Apr
30
2009
A reflection of you. A reflection of me.
Author: MarciThe other night, I lay in bed gnashing my teeth. I was in a foul mood. Not sure why, I nit picked at my loved ones because, well, I was in that kind of mood. Every thing they did irritated me. I was tired. I’d spent the week working on quarterly reports and the next week of more quarterly reports loomed ahead. I was exhausted, but my mind spun and spun and spun. Shutting it off proved impossible.
As anger rolled through me, my mind suddenly shut it off. I love my husband and my daughter. Surely, I love them, don’t I? So, then, why am I nit picking at them? Why am I angry? The answer came suddenly: they weren’t the issue.

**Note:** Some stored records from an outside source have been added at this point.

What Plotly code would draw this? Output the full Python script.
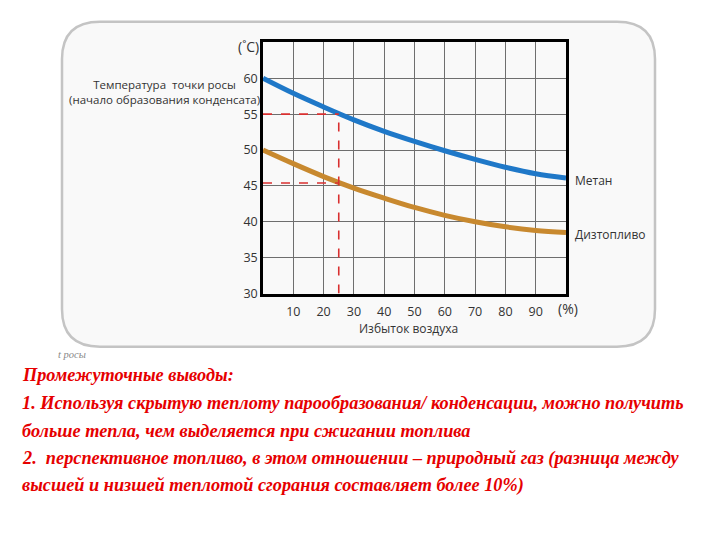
import plotly.graph_objects as go

# ---- data ----
excess_air = [0, 10, 20, 30, 40, 50, 60, 70, 80, 90, 100]
methane = [60.0, 57.9, 56.0, 54.2, 52.6, 51.2, 49.9, 48.7, 47.6, 46.7, 46.1]
diesel = [50.0, 48.1, 46.3, 44.7, 43.3, 42.0, 40.9, 40.0, 39.3, 38.8, 38.5]
x_ticks = [10, 20, 30, 40, 50, 60, 70, 80, 90]
y_ticks = [30, 35, 40, 45, 50, 55, 60]
marker_x = 25
marker_methane = 55
marker_diesel = 45.4

W, H = 720, 540
def px(x): return x / W
def py(y): return 1 - y / H

fig = go.Figure()

# curves
fig.add_trace(go.Scatter(x=excess_air, y=methane, mode="lines", line=dict(color="#1f78c8", width=5, shape="spline"), showlegend=False, hoverinfo="skip"))
fig.add_trace(go.Scatter(x=excess_air, y=diesel, mode="lines", line=dict(color="#c8892f", width=5, shape="spline"), showlegend=False, hoverinfo="skip"))

# dashed guide lines
dash = dict(color="#d93030", width=1.6, dash="dash")
fig.add_trace(go.Scatter(x=[0, marker_x], y=[marker_methane, marker_methane], mode="lines", line=dash, showlegend=False, hoverinfo="skip"))
fig.add_trace(go.Scatter(x=[0, marker_x], y=[marker_diesel, marker_diesel], mode="lines", line=dash, showlegend=False, hoverinfo="skip"))
fig.add_trace(go.Scatter(x=[marker_x, marker_x], y=[30, marker_methane], mode="lines", line=dash, showlegend=False, hoverinfo="skip"))

# rounded rectangle panel
x0, x1, y0, y1, r = 62, 655, 22, 352, 38
path = (f"M {px(x0+r)},{py(y0)} L {px(x1-r)},{py(y0)} Q {px(x1)},{py(y0)} {px(x1)},{py(y0+r)} "
        f"L {px(x1)},{py(y1-r)} Q {px(x1)},{py(y1)} {px(x1-r)},{py(y1)} "
        f"L {px(x0+r)},{py(y1)} Q {px(x0)},{py(y1)} {px(x0)},{py(y1-r)} "
        f"L {px(x0)},{py(y0+r)} Q {px(x0)},{py(y0)} {px(x0+r)},{py(y0)} Z")
fig.add_shape(type="path", path=path, xref="paper", yref="paper",
              fillcolor="#f9f9f9", line=dict(color="#c4c4c4", width=2.5), layer="below")

axis_font = dict(family="Open Sans, sans-serif", size=12.5, color="#333333")
fig.update_xaxes(range=[0, 100], tickvals=x_ticks, showgrid=True, gridcolor="#6e6e6e", gridwidth=1,
                 showline=True, linecolor="black", linewidth=2.5, mirror=True, zeroline=False,
                 ticks="", tickfont=axis_font, ticklabelstandoff=5, domain=[px(263), px(566)])
fig.update_yaxes(range=[30, 65], tickvals=y_ticks, showgrid=True, gridcolor="#6e6e6e", gridwidth=1,
                 showline=True, linecolor="black", linewidth=2.5, mirror=True, zeroline=False,
                 ticks="", tickfont=axis_font, domain=[py(298), py(43)])

ann = []
def text(x, y, s, size=12, color="#333333", xanchor="center", family="Open Sans, sans-serif", align="center", italic=False, bold=False):
    ann.append(dict(x=px(x), y=py(y), xref="paper", yref="paper", text=s, showarrow=False,
                    xanchor=xanchor, yanchor="middle", align=align,
                    font=dict(family=family, size=size, color=color,
                              style="italic" if italic else "normal",
                              weight="bold" if bold else "normal")))

text(248, 47, "(˚C)", size=14)
text(164, 93, "Температура  точки росы<br>(начало образования конденсата)", size=11.5)
text(568, 313, "(%)", size=14)
text(408, 333, "Избыток воздуха", size=12)
text(573, 183, "Метан", size=12, xanchor="left")
text(573, 238, "Дизтопливо", size=12, xanchor="left")
text(56, 360, "t росы", size=10.5, color="#888888", xanchor="left", family="Liberation Serif, serif", italic=True)

red = "#e60000"
lines = [
    (381, "Промежуточные выводы:"),
    (409, "1. Используя скрытую теплоту парообразования/ конденсации, можно получить"),
    (437, "больше тепла, чем выделяется при сжигании топлива"),
    (465, "2.  перспективное топливо, в этом отношении – природный газ (разница между"),
    (493, "высшей и низшей теплотой сгорания составляет более 10%)"),
]
for y, s in lines:
    text(20, y, s, size=18.3, color=red, xanchor="left", family="Liberation Serif, serif", italic=True, bold=True)

fig.update_layout(width=W, height=H, margin=dict(l=0, r=0, t=0, b=0),
                  paper_bgcolor="white", plot_bgcolor="rgba(0,0,0,0)", annotations=ann)

fig.write_html("out.html", config={"displayModeBar": False},
               post_script="document.body.style.margin='0';document.body.style.overflow='hidden';")
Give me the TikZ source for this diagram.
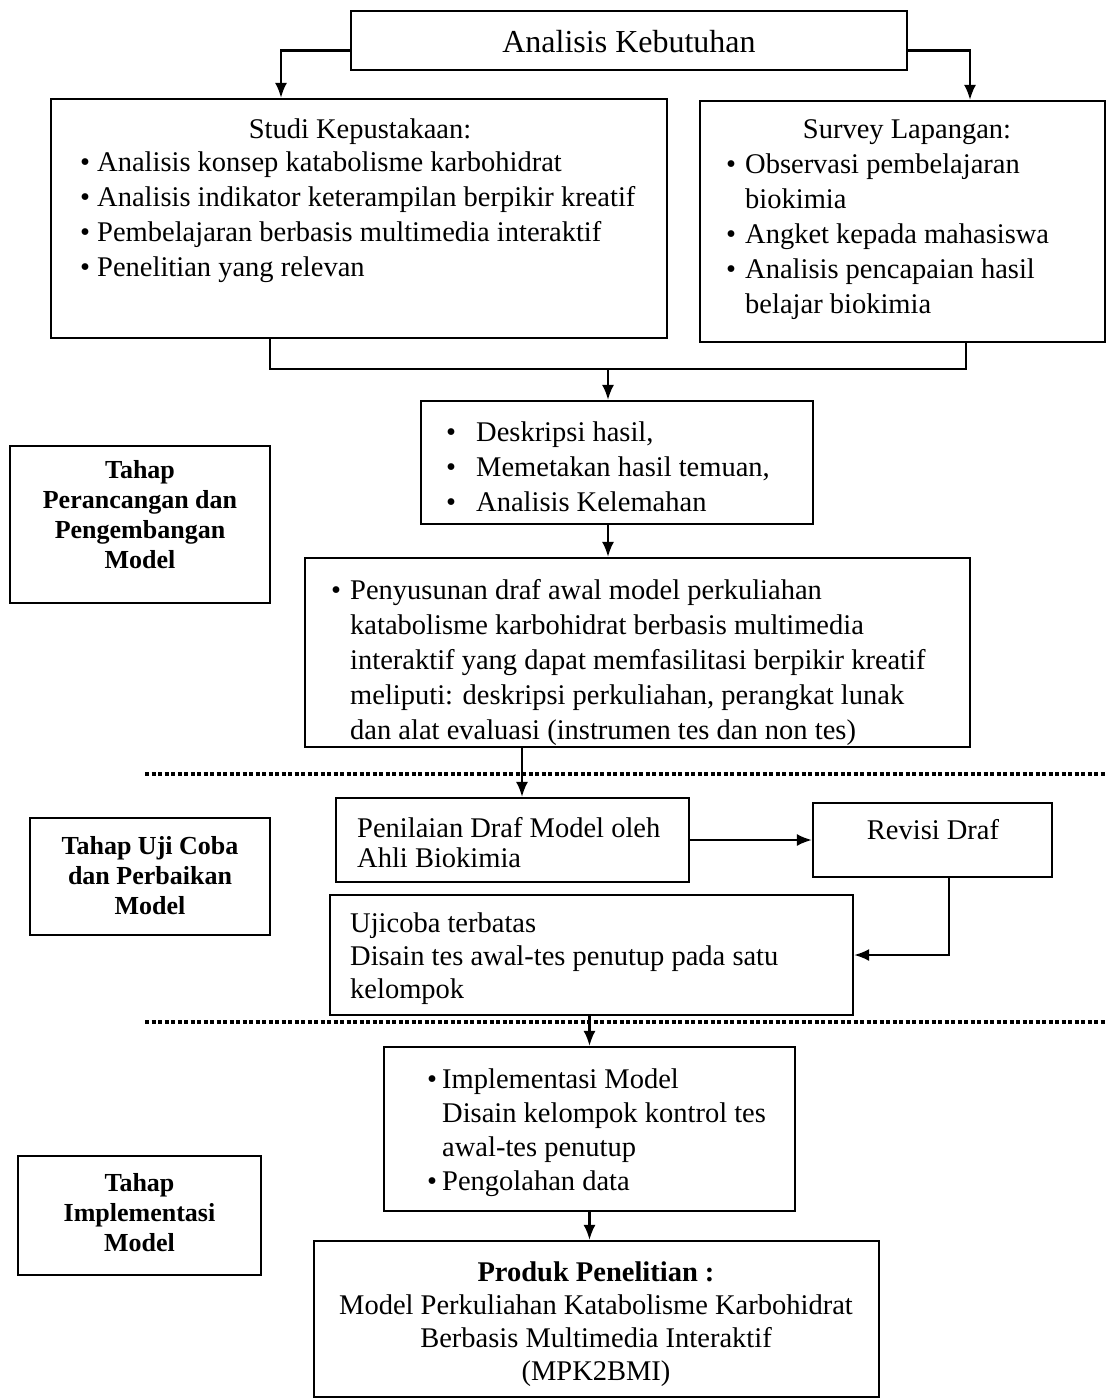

What bothered me about them was actually things I didn’t like about myself. They acted as a mirror, reflecting me back at me. That extra weight (I’m not fat. I’m not fat. I’m not fat. LOL I know I’m not fat. I am beautiful just the way I am. Yes, yes, I am. LOL), that stubbornness, that desire to be in control–all of those traits were in me, and I didn’t like them. To love what I appeared to dislike in them meant I had to love that part of myself. The deeper I delved, the more I realized that the anger had nothing to do with them at all and everything to do with me. It was time to be gentle with me, to, if not love, at least like my reflection, to like me. From there, I could begin the process of loving myself.
That realization set me free.
Such a simple thing to realize with huge ramifications and something to remind myself every time I see something in someone else I don’t like. What I am seeing in them that irritates me is something I don’t like in myself, even if what I don’t like is really an illusion. (How often are truths we believe about ourself false? More frequently than we care to admit.
)
So, the next time someone irritates/angers you, stop and ask yourself, “What trait are they exhibiting that I don’t like in me? Is this really true? Am I really that way? Or is it a false belief?”
Whatever the answer, instead of beating yourself up for it, be gentle and love that trait. With love, it will eventually disappear.